5 Les méthodes pédagogiques employées sont des méthodes actives et interactives, basées sur des pratiques réflexives, c’est-à-dire sur des mises en situation aux objectifs définis et donnant lieu chaque fois à des échanges bienveillants sur le déroulement des activités réalisées. Ainsi chaque séquence de formation comporte, sauf exception, trois phases(la 2e est de loin la plus longue) : a) les objectifs et la démarche de la mise en situation proposée ; b) la réalisation de cette mise en situation ; c) des échanges/débriefing ou retour d’expérience sur celle-ci.

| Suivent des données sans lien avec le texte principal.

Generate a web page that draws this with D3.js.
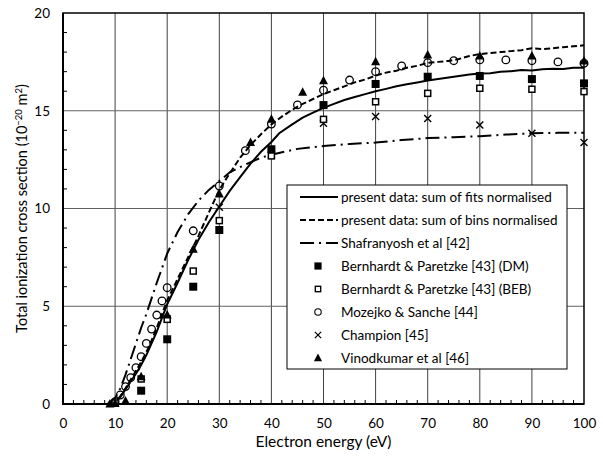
<!DOCTYPE html>
<html><head><meta charset="utf-8">
<script src="https://cdn.jsdelivr.net/npm/d3@7"></script>
<style>body{margin:0;background:#fff}svg{display:block;font-family:Lato,"Open Sans",sans-serif}</style>
</head><body>
<svg id="c" width="603" height="457"></svg>
<script>
// ---- data ----
const xTicks = [0,10,20,30,40,50,60,70,80,90,100];
const yTicks = [0,5,10,15,20];

const fitsE   = [6,9,10,11,12,13,14,15,16,17,18,19,20,22,24,26,28,30,32,34,36,38,40,41.5,44,46,48,50,52,54,56,58,60,62,64,66,68,70,72,74,76,78,80,82,84,86,88,90,92,94,96,98,100];
const fitsY   = [0,0,0.05,0.35,0.75,1.15,1.55,2.0,2.5,3.1,3.7,4.4,5.1,6.2,7.35,8.4,9.3,10.1,10.9,11.6,12.3,12.9,13.4,13.85,14.3,14.65,14.9,15.15,15.35,15.55,15.7,15.85,16.0,16.12,16.25,16.35,16.45,16.55,16.62,16.7,16.78,16.85,16.9,16.92,17.0,17.02,17.08,17.06,17.12,17.15,17.14,17.2,17.2];

const binsE   = [6,9,10,11,12,13,14,15,16,17,18,19,20,22,24,26,28,30,32,34,36,38,40,42,44,46,48,50,52,54,56,58,60,62,64,66,68,70,72,74,76,78,80,82,84,86,88,90,92,94,96,98,100];
const binsY   = [0,0,0.05,0.4,0.8,1.25,1.7,2.15,2.65,3.25,3.9,4.6,5.3,6.4,7.5,8.6,9.8,10.95,11.8,12.6,13.25,13.8,14.3,14.7,15.05,15.35,15.6,15.85,16.05,16.25,16.45,16.6,16.8,16.95,17.05,17.2,17.3,17.45,17.5,17.55,17.65,17.8,17.9,17.95,18.0,18.05,18.1,18.2,18.15,18.2,18.25,18.3,18.35];

const shafE   = [8.5,10,11,12,13,14,15,16,17,18,19,20,22,24,26,28,30,32,35,38,40,45,50,55,60,65,70,75,80,85,90,95,100];
const shafY   = [0,0.3,0.8,1.5,2.3,3.1,3.9,4.6,5.4,6.2,6.95,7.7,8.8,9.7,10.4,10.95,11.4,11.85,12.25,12.6,12.75,13.05,13.2,13.3,13.37,13.5,13.6,13.65,13.7,13.78,13.85,13.87,13.88];

const dmE     = [15,20,25,30,40,50,60,70,80,90,100];
const dmY     = [0.68,3.31,6.0,8.9,13.03,15.29,16.37,16.74,16.78,16.62,16.4];

const bebE    = [10,15,20,25,30,40,50,60,70,80,90,100];
const bebY    = [0.05,1.28,4.33,6.8,9.38,12.69,14.56,15.46,15.89,16.15,16.1,15.98];

const mozE    = [10,11,12,13,14,15,16,17,18,19,20,25,30,35,40,45,50,55,60,65,70,75,80,85,90,95,100];
const mozY    = [0.12,0.46,0.89,1.35,1.86,2.42,3.1,3.83,4.55,5.27,5.95,8.86,11.15,12.96,14.32,15.3,16.05,16.57,17.0,17.29,17.46,17.56,17.6,17.6,17.56,17.5,17.43];

const chE     = [20,30,40,50,60,70,80,90,100];
const chY     = [4.35,10.06,12.75,14.36,14.7,14.6,14.27,13.85,13.37];

const vinE    = [9,10,12,15,20,25,30,36,40,46,50,60,70,80,90,100];
const vinY    = [0,0.02,0.15,1.4,4.55,7.91,10.74,13.37,14.56,15.95,16.54,17.51,17.85,17.8,17.8,17.55];

const legendLabels = ["present data: sum of fits normalised","present data: sum of bins normalised","Shafranyosh et al [42]","Bernhardt & Paretzke [43] (DM)","Bernhardt & Paretzke [43] (BEB)","Mozejko & Sanche [44]","Champion [45]","Vinodkumar et al [46]"];

// ---- drawing ----
const svg = d3.select("#c");
const L=63,R=584,T=13,B=404;
const x = d3.scaleLinear().domain([0,100]).range([L,R]);
const y = d3.scaleLinear().domain([0,20]).range([B,T]);
const zip=(a,b)=>a.map((v,i)=>[v,b[i]]);

// grid
const g = svg.append("g");
g.selectAll(".vg").data(xTicks.filter(d=>d>0&&d<100)).join("line")
 .attr("x1",d=>x(d)).attr("x2",d=>x(d)).attr("y1",T).attr("y2",B).attr("stroke","#404040").attr("stroke-width",1);
g.selectAll(".hg").data(yTicks.filter(d=>d>0&&d<20)).join("line")
 .attr("x1",L).attr("x2",R).attr("y1",d=>y(d)).attr("y2",d=>y(d)).attr("stroke","#606060").attr("stroke-width",1);

// minor ticks
svg.append("g").selectAll("line").data(d3.range(1,20).filter(v=>v%5)).join("line")
 .attr("x1",L).attr("x2",L+4).attr("y1",d=>y(d)).attr("y2",d=>y(d)).attr("stroke","#000");
svg.append("g").selectAll("line").data(d3.range(2,100,2).filter(v=>v%10)).join("line")
 .attr("x1",d=>x(d)).attr("x2",d=>x(d)).attr("y1",B).attr("y2",B-4).attr("stroke","#000");

// frame
svg.append("rect").attr("x",L).attr("y",T).attr("width",R-L).attr("height",B-T).attr("fill","none").attr("stroke","#000").attr("stroke-width",1.5);
svg.append("line").attr("x1",L).attr("x2",L).attr("y1",T).attr("y2",B+1).attr("stroke","#000").attr("stroke-width",2);
svg.append("line").attr("x1",L-1).attr("x2",R).attr("y1",B).attr("y2",B).attr("stroke","#000").attr("stroke-width",2);

// axis labels via d3 axes
const xAxis = d3.axisBottom(x).tickValues(xTicks).tickSize(0).tickPadding(14);
const xa = svg.append("g").attr("transform",`translate(0,${B})`).call(xAxis);
xa.select(".domain").remove();
xa.selectAll("text").attr("font-size",13.5).attr("font-family","Lato").attr("fill","#000");
const yAxis = d3.axisLeft(y).tickValues(yTicks).tickSize(0).tickPadding(13);
const ya = svg.append("g").attr("transform",`translate(${L},0)`).call(yAxis);
ya.select(".domain").remove();
ya.selectAll("text").attr("font-size",13.5).attr("font-family","Lato").attr("fill","#000");

svg.append("text").attr("x",(L+R)/2).attr("y",447).attr("text-anchor","middle").attr("font-size",15.5).text("Electron energy (eV)");
const yl = svg.append("text").attr("transform",`translate(27,${(T+B)/2}) rotate(-90)`).attr("text-anchor","middle").attr("font-size",14.5);
yl.append("tspan").text("Total ionization cross section (10");
yl.append("tspan").attr("dy",-5).attr("font-size",9.5).text("\u221220");
yl.append("tspan").attr("dy",5).text(" m");
yl.append("tspan").attr("dy",-5).attr("font-size",9.5).text("2");
yl.append("tspan").attr("dy",5).text(")");

// lines
const line = d3.line().x(d=>x(d[0])).y(d=>y(d[1]));
const plot = svg.append("g");
plot.append("path").attr("d",line(zip(shafE,shafY))).attr("fill","none").attr("stroke","#000").attr("stroke-width",2).attr("stroke-dasharray","14,5,2,5");
plot.append("path").attr("d",line(zip(binsE,binsY))).attr("fill","none").attr("stroke","#000").attr("stroke-width",2).attr("stroke-dasharray","6,3");
plot.append("path").attr("d",line(zip(fitsE,fitsY))).attr("fill","none").attr("stroke","#000").attr("stroke-width",2);

// markers
function marker(sel, type){
  if(type==="fsq") sel.append("rect").attr("x",-4).attr("y",-4).attr("width",8).attr("height",8).attr("fill","#000");
  if(type==="osq") sel.append("rect").attr("x",-3).attr("y",-3).attr("width",6).attr("height",6).attr("fill","#fff").attr("stroke","#000").attr("stroke-width",1.5);
  if(type==="circ") sel.append("circle").attr("r",3.8).attr("fill","none").attr("stroke","#000").attr("stroke-width",1.3);
  if(type==="x") sel.append("path").attr("d","M-3.5,-3.5L3.5,3.5M-3.5,3.5L3.5,-3.5").attr("stroke","#000").attr("stroke-width",1.4);
  if(type==="tri") sel.append("path").attr("d","M0,-5L4.5,3.5L-4.5,3.5Z").attr("fill","#000");
}
const sets = [[mozE,mozY,"circ"],[chE,chY,"x"],[bebE,bebY,"osq"],[dmE,dmY,"fsq"],[vinE,vinY,"tri"]];
sets.forEach(([E,V,t])=>{
  plot.append("g").selectAll("g").data(zip(E,V)).join("g")
   .attr("transform",d=>`translate(${x(d[0])},${y(d[1])})`).each(function(){marker(d3.select(this),t);});
});

// legend
const lg = svg.append("g");
lg.append("rect").attr("x",287).attr("y",185).attr("width",280).attr("height",184).attr("fill","#fff").attr("stroke","#000").attr("stroke-width",1);
const styles = [["line",null],["line","6,3"],["line","14,5,2,5"],["m","fsq"],["m","osq"],["m","circ"],["m","x"],["m","tri"]];
legendLabels.forEach((lab,i)=>{
  const cy = 197 + i*23;
  const [k,s]=styles[i];
  if(k==="line"){
    lg.append("line").attr("x1",300).attr("x2",338).attr("y1",cy).attr("y2",cy).attr("stroke","#000").attr("stroke-width",2).attr("stroke-dasharray",s);
  } else {
    const m = lg.append("g");
    marker(m,s);
    m.attr("transform",`translate(318,${cy}) scale(${s==="circ"?0.85:0.9})`);
  }
  lg.append("text").attr("x",341).attr("y",cy+4.5).attr("font-size",13.5).text(lab);
});
</script>
</body></html>
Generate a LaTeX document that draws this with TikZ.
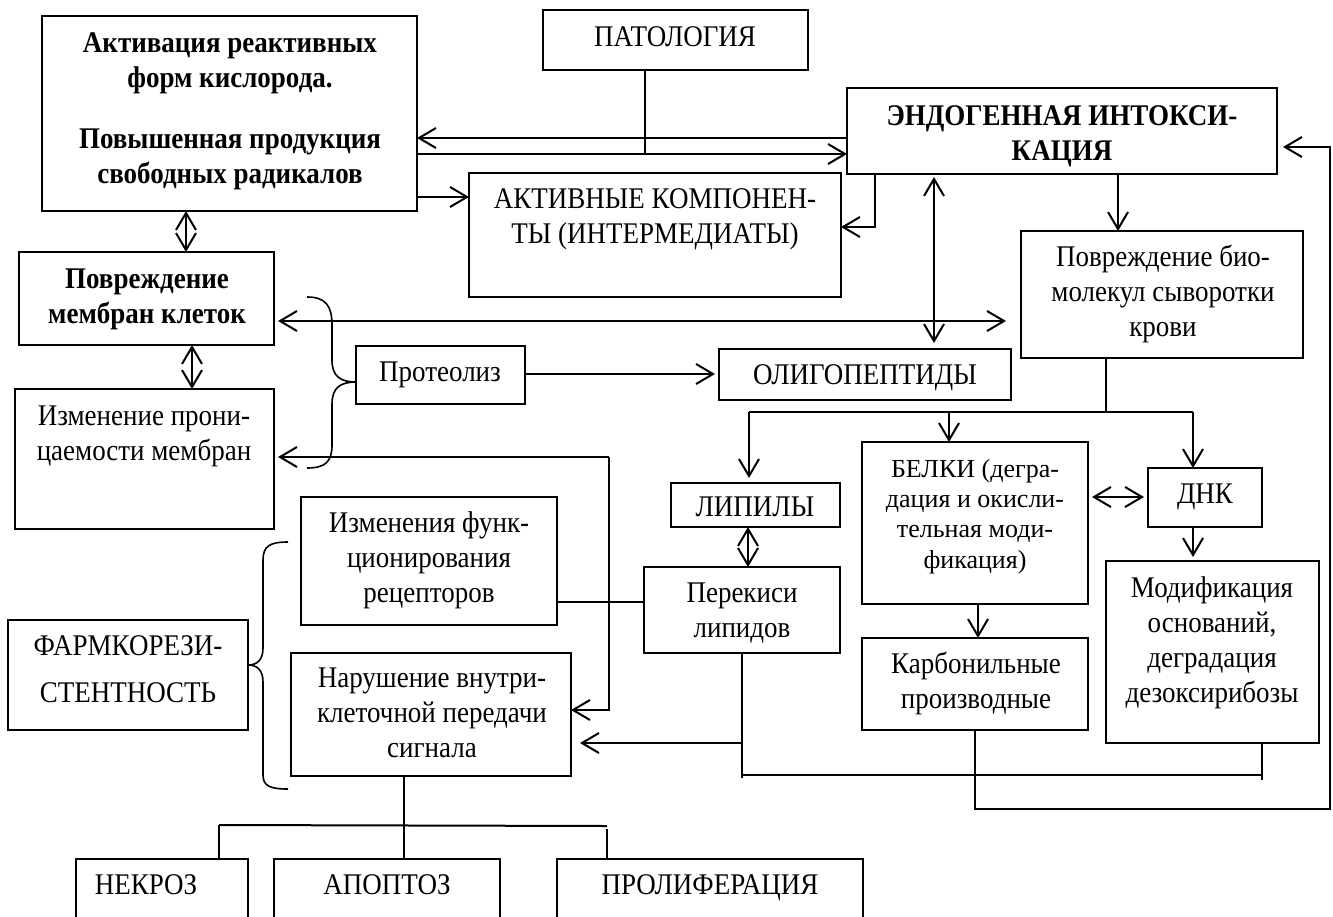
\documentclass[tikz,border=0pt]{standalone}
\usepackage{fontspec}
\setmainfont{Liberation Serif}[FakeStretch=0.9]
\newfontfamily\belkifont{Liberation Serif}
\usetikzlibrary{arrows.meta}
\newcommand\bx[5]{\node[box, minimum width={#4pt-#2pt}, minimum height={#5pt-#3pt}] (#1) at (#2,#3) {};}
\begin{document}
\begin{tikzpicture}[x=1pt,y=-1pt,
  box/.style={draw, line width=1.3pt, inner sep=0pt, outer sep=0pt, anchor=north west},
  txt/.style={align=center, anchor=base, inner sep=0pt, font=\fontsize{30}{35}\selectfont},
  conn/.style={line width=2pt},
  arr/.style={conn, -{Straight Barb[length=17pt,width=20pt]}},
  darr/.style={conn, {Straight Barb[length=17pt,width=20pt]}-{Straight Barb[length=17pt,width=20pt]}},
  brace/.style={line width=1.6pt}]
\fill[white] (0,0) rectangle (1333,916);
\useasboundingbox (0,0) rectangle (1333,916);
\clip (0,0) rectangle (1333,916);
% boxes
\bx{act}{42}{16}{417}{211}
\bx{pat}{543}{10}{808}{70}
\bx{endo}{847}{88}{1277}{174}
\bx{aktiv}{469}{173}{841}{297}
\bx{pm}{19}{252}{274}{345}
\bx{izm}{15}{389}{274}{529}
\bx{prot}{356}{346}{525}{404}
\bx{oligo}{719}{349}{1011}{400}
\bx{bio}{1021}{231}{1303}{358}
\bx{lip}{671}{483}{840}{527}
\bx{perek}{644}{567}{840}{653}
\bx{belki}{862}{442}{1088}{604}
\bx{dnk}{1148}{468}{1262}{527}
\bx{karb}{862}{638}{1088}{730}
\bx{modif}{1106}{561}{1319}{743}
\bx{recep}{301}{497}{557}{625}
\bx{farm}{8}{620}{248}{730}
\bx{narush}{291}{653}{571}{776}
\bx{nekr}{76}{859}{248}{960}
\bx{apop}{274}{859}{500}{960}
\bx{prolif}{557}{859}{863}{960}
% texts (base anchor = baseline of the last line)
\node[txt] (tact1) at (230,87) {\bfseries Активация реактивных\\\bfseries форм кислорода.};
\node[txt] (tact2) at (230,183) {\bfseries Повышенная продукция\\\bfseries свободных радикалов};
\node[txt] (tpat) at (675,46) {ПАТОЛОГИЯ};
\node[txt] (tendo) at (1062,160) {\bfseries ЭНДОГЕННАЯ ИНТОКСИ-\\\bfseries КАЦИЯ};
\node[txt] (taktiv) at (655,243) {АКТИВНЫЕ КОМПОНЕН-\\ТЫ (ИНТЕРМЕДИАТЫ)};
\node[txt] (tpm) at (147,323) {\bfseries Повреждение\\\bfseries мембран клеток};
\node[txt] (tizm) at (144,460) {Изменение прони-\\цаемости мембран};
\node[txt] (tprot) at (440,381) {Протеолиз};
\node[txt] (toligo) at (865,384) {ОЛИГОПЕПТИДЫ};
\node[txt] (tbio) at (1163,336) {Повреждение био-\\молекул сыворотки\\крови};
\node[txt] (tlip) at (755,516) {ЛИПИЛЫ};
\node[txt] (tperek) at (742,637) {Перекиси\\липидов};
\node[txt, font=\belkifont\fontsize{26}{30.3}\selectfont] (tbelki) at (975,568) {БЕЛКИ (дегра-\\дация и окисли-\\тельная моди-\\фикация)};
\node[txt] (tdnk) at (1205,503) {ДНК};
\node[txt] (tkarb) at (976,708) {Карбонильные\\производные};
\node[txt] (tmodif) at (1212,702) {Модификация\\оснований,\\деградация\\дезоксирибозы};
\node[txt] (trecep) at (429,602) {Изменения функ-\\ционирования\\рецепторов};
\node[txt] (tfarm) at (128,702) {ФАРМКОРЕЗИ-\\[12pt]СТЕНТНОСТЬ};
\node[txt] (tnarush) at (432,757) {Нарушение внутри-\\клеточной передачи\\сигнала};
\node[txt] (tnekr) at (146,894) {НЕКРОЗ};
\node[txt] (tapop) at (387,894) {АПОПТОЗ};
\node[txt] (tprolif) at (710,894) {ПРОЛИФЕРАЦИЯ};
% connectors
\draw[conn] (pat.south -| 645,0) -- (645,154);
\draw[arr] (endo.west |- 0,138) -- (act.east |- 0,138);
\draw[arr] (act.east |- 0,154) -- (endo.west |- 0,154);
\draw[arr] (act.east |- 0,197) -- (aktiv.west |- 0,197);
\draw[arr] (endo.south -| 875,0) |- (aktiv.east |- 0,227);
\draw[darr, shorten <=3pt, shorten >=6pt] (endo.south -| 934,0) -- (oligo.north -| 934,0);
\draw[darr, shorten <=4pt, shorten >=15pt] (pm.east |- 0,321) -- (bio.west |- 0,321);
\draw[arr] (endo.south -| 1118,0) -- (bio.north -| 1118,0);
\draw[darr] (act.south -| 186,0) -- (pm.north -| 186,0);
\draw[darr] (pm.south -| 192,0) -- (izm.north -| 192,0);
\draw[conn] (bio.south -| 1106,0) -- (1106,412);
\draw[conn] (749,412) -- (1193,412);
\draw[arr, shorten >=5pt] (749,412) -- (lip.north -| 749,0);
\draw[arr] (949,412) -- (belki.north -| 949,0);
\draw[arr] (1193,412) -- (dnk.north -| 1193,0);
\draw[darr] (lip.south -| 748,0) -- (perek.north -| 748,0);
\draw[darr, shorten <=4pt, shorten >=4pt] (belki.east |- 0,497) -- (dnk.west |- 0,497);
\draw[arr, shorten >=4pt] (dnk.south -| 1193,0) -- (modif.north -| 1193,0);
\draw[arr] (belki.south -| 978,0) -- (karb.north -| 978,0);
\draw[arr, shorten >=4pt] (prot.east |- 0,374) -- (oligo.west |- 0,374);
\draw[brace] (307,297) .. controls (325,297) and (332,305) .. (332,325) -- (332,360)
  .. controls (332,376) and (340,382) .. (prot.west |- 0,382)
  .. controls (340,382) and (332,388) .. (332,404) -- (332,445)
  .. controls (332,462) and (325,468) .. (307,468);
\draw[arr, shorten >=4pt] (609,457) -- (izm.east |- 0,457);
\draw[arr] (609,457) |- (narush.east |- 0,710);
\draw[conn] (recep.east |- 0,602) -- (perek.west |- 0,602);
\draw[conn] (perek.south -| 742,0) -- (742,778);
\draw[arr, shorten >=9pt] (742,743) -- (narush.east |- 0,743);
\draw[conn] (742,775) -- (1262,775);
\draw[conn] (modif.south -| 1262,0) -- (1262,780);
\draw[arr, shorten >=6pt] (karb.south -| 975,0) |- (1330,809) |- (endo.east |- 0,147);
\draw[brace] (288,542) .. controls (270,542) and (263,546) .. (263,560) -- (263,648)
  .. controls (263,660) and (257,665) .. (farm.east |- 0,665)
  .. controls (257,665) and (263,670) .. (263,682) -- (263,775)
  .. controls (263,786) and (270,789) .. (288,789);
\draw[conn] (narush.south -| 404,0) -- (404,825);
\draw[conn] (219,825) -- (607,826);
\draw[conn] (219,825) -- (nekr.north -| 219,0);
\draw[conn] (404,825) -- (apop.north -| 404,0);
\draw[conn] (607,829) -- (prolif.north -| 607,0);
\end{tikzpicture}
\end{document}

6 Le schéma qui suit présente les deux principaux modes de communication dans les petits groupes. Dans le groupe centralisé, une personne, ici A, occupe une position centrale dans les échanges avec les autres participants. Dans le groupe coopératif, chacun peut parler à chacun ou à tous les autres interlocuteurs. C’est ce type de fonctionnement de groupe qui est principalement exploré au cours de la formation présentée dans cet article.

figure im1

La prise de parole en public ou le lien entre fond et forme

7 Il s’agit d’un entraînement basé sur les méthodes du théâtre et du spectacle vivant, notamment sur les approches de metteurs en scène et pédagogues (C. Stanislavski, S. Meisner) : les étudiants exercent leur présence scénique par la prise de conscience de leur posture physique et de leur mobilité dans l’espace scénique, avec aussi des exercices de technique vocale, d’expression devant la caméra, d’improvisation et de jeux de rôle.

8 Pour chaque mise en situation a lieu un débriefing, un moment d’élaboration collective qui revient sur les points positifs et s’intéresse, suivant les cas, à tel ou tel aspect formel (postures, gestuelles, regards, voix, rythme, qualité d’écoute...) et au choix des arguments (à plusieurs niveaux : rationnels/émotionnels, du "vécu" de la "théorie",...).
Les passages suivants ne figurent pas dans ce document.